┏━━

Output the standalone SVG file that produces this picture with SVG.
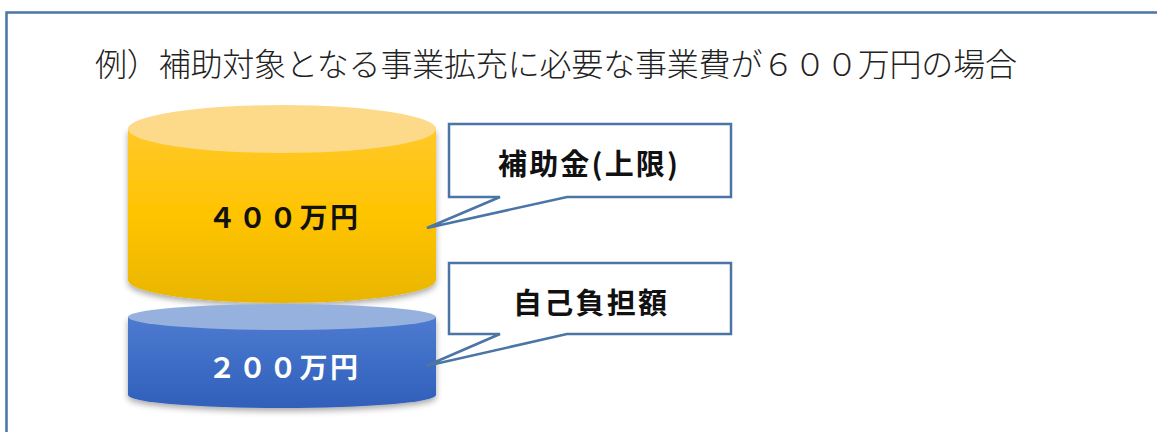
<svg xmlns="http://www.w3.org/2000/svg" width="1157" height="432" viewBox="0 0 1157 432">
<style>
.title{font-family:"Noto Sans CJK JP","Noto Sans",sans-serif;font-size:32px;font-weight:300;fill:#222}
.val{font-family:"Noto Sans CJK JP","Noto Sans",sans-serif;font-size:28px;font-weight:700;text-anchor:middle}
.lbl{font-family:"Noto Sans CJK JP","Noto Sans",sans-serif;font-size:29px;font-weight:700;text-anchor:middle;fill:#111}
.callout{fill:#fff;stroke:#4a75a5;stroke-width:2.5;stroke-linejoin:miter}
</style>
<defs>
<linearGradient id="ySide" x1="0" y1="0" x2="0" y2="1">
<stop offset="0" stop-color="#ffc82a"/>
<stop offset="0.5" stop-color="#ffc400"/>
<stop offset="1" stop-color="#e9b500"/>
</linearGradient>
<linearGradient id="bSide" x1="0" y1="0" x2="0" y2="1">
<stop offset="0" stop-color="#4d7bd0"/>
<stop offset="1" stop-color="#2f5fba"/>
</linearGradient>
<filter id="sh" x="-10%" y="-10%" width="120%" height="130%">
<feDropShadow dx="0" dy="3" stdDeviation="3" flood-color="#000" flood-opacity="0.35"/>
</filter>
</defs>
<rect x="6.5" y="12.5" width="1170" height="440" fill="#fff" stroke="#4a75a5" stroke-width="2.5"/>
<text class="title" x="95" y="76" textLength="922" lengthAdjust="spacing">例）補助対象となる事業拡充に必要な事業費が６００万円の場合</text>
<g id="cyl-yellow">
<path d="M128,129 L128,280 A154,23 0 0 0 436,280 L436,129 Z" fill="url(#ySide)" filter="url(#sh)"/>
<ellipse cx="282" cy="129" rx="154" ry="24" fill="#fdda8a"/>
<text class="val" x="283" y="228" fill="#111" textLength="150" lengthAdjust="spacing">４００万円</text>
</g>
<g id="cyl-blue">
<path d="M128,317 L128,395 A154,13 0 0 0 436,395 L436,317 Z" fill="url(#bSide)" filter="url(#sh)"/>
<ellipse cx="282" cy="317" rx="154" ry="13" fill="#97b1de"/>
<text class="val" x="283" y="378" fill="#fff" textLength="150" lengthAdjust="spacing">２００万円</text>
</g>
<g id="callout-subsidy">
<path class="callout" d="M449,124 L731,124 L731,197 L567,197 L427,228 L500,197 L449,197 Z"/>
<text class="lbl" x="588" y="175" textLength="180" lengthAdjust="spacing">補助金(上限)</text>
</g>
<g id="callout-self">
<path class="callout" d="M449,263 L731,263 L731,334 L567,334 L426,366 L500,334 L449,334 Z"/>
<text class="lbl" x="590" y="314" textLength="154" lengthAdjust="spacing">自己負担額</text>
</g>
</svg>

┗━━

## Work instructions
Repeat the material exactly as it reads, without any of its pictures.

## Answer below
Output the standalone SVG file that produces this picture with SVG.
<svg xmlns="http://www.w3.org/2000/svg" width="1157" height="432" viewBox="0 0 1157 432">
<style>
.title{font-family:"Noto Sans CJK JP","Noto Sans",sans-serif;font-size:32px;font-weight:300;fill:#222}
.val{font-family:"Noto Sans CJK JP","Noto Sans",sans-serif;font-size:28px;font-weight:700;text-anchor:middle}
.lbl{font-family:"Noto Sans CJK JP","Noto Sans",sans-serif;font-size:29px;font-weight:700;text-anchor:middle;fill:#111}
.callout{fill:#fff;stroke:#4a75a5;stroke-width:2.5;stroke-linejoin:miter}
</style>
<defs>
<linearGradient id="ySide" x1="0" y1="0" x2="0" y2="1">
<stop offset="0" stop-color="#ffc82a"/>
<stop offset="0.5" stop-color="#ffc400"/>
<stop offset="1" stop-color="#e9b500"/>
</linearGradient>
<linearGradient id="bSide" x1="0" y1="0" x2="0" y2="1">
<stop offset="0" stop-color="#4d7bd0"/>
<stop offset="1" stop-color="#2f5fba"/>
</linearGradient>
<filter id="sh" x="-10%" y="-10%" width="120%" height="130%">
<feDropShadow dx="0" dy="3" stdDeviation="3" flood-color="#000" flood-opacity="0.35"/>
</filter>
</defs>
<rect x="6.5" y="12.5" width="1170" height="440" fill="#fff" stroke="#4a75a5" stroke-width="2.5"/>
<text class="title" x="95" y="76" textLength="922" lengthAdjust="spacing">例）補助対象となる事業拡充に必要な事業費が６００万円の場合</text>
<g id="cyl-yellow">
<path d="M128,129 L128,280 A154,23 0 0 0 436,280 L436,129 Z" fill="url(#ySide)" filter="url(#sh)"/>
<ellipse cx="282" cy="129" rx="154" ry="24" fill="#fdda8a"/>
<text class="val" x="283" y="228" fill="#111" textLength="150" lengthAdjust="spacing">４００万円</text>
</g>
<g id="cyl-blue">
<path d="M128,317 L128,395 A154,13 0 0 0 436,395 L436,317 Z" fill="url(#bSide)" filter="url(#sh)"/>
<ellipse cx="282" cy="317" rx="154" ry="13" fill="#97b1de"/>
<text class="val" x="283" y="378" fill="#fff" textLength="150" lengthAdjust="spacing">２００万円</text>
</g>
<g id="callout-subsidy">
<path class="callout" d="M449,124 L731,124 L731,197 L567,197 L427,228 L500,197 L449,197 Z"/>
<text class="lbl" x="588" y="175" textLength="180" lengthAdjust="spacing">補助金(上限)</text>
</g>
<g id="callout-self">
<path class="callout" d="M449,263 L731,263 L731,334 L567,334 L426,366 L500,334 L449,334 Z"/>
<text class="lbl" x="590" y="314" textLength="154" lengthAdjust="spacing">自己負担額</text>
</g>
</svg>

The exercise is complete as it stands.